= Sarah Gasda =

American civil and environmental engineer

Sarah Eileen Gasda is an American civil engineer and environmental engineering whose research concerns multiphase flow in porous media and its applications in modeling geological carbon sequestration. She works in Norway as Research Director for Computational Geosciences and Modelling at NORCE Research, holds a faculty position at the University of Bergen as professor II in the Department of Physics and Technology, and directs the Centre for Sustainable Subsurface Resources, a joint program of NORCE and the University of Bergen.

==Education and career==
Gasda joined Princeton University in 2001, as a master's student of Michael A. Celia. She continued at Princeton for a Ph.D., completed in 2008, in civil and environmental engineering.
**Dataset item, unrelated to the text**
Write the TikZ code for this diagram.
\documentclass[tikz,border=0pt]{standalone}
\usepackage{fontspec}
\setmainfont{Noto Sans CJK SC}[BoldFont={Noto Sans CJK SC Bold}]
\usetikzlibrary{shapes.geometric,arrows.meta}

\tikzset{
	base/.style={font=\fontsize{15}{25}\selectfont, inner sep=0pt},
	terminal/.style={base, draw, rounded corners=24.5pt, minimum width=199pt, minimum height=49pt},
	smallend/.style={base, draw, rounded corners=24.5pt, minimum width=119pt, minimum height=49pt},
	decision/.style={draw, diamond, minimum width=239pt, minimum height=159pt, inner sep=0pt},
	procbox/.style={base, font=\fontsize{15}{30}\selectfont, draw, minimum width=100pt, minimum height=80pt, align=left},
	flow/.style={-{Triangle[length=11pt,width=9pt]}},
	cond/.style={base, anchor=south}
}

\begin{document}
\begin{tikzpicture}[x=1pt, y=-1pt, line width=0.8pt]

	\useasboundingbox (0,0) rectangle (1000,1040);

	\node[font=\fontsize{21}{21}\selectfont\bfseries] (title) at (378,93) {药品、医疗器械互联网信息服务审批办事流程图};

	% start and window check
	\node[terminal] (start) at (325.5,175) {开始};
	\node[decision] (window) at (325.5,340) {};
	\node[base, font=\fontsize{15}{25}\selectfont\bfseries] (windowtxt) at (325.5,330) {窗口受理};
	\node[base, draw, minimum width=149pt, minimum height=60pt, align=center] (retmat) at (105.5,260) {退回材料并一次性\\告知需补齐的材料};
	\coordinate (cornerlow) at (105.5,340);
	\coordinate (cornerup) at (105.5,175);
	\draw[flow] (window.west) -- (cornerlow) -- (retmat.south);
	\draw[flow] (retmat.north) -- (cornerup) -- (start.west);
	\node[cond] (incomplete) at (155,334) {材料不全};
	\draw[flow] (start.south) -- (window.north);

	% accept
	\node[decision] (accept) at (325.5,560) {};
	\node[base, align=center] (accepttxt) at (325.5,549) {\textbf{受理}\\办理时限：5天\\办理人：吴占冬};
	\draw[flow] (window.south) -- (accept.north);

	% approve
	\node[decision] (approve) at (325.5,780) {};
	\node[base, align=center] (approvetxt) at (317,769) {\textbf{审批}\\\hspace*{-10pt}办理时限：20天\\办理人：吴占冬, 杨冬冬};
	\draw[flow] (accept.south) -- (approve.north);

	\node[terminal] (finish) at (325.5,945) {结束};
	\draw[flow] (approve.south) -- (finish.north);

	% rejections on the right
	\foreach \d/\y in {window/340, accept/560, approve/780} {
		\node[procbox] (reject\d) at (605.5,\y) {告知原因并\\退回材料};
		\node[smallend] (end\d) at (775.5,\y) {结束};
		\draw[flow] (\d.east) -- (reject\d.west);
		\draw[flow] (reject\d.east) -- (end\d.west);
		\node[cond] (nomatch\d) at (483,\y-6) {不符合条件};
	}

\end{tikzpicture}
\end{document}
Her doctoral dissertation, Numerical models for evaluating carbon dioxide storage in deep, saline aquifers: Leaky wells and large-scale geological features, was supervised by Celia.

She became a postdoctoral researcher in the Department of Environmental Science and Engineering at the University of North Carolina at Chapel Hill, and then in 2011 moved to Norway to join NORCE. She was promoted to chief scientist at NORCE in 2018.

==Recognition==
Gasda is a member of the Norwegian Academy of Technological Sciences (NTVA).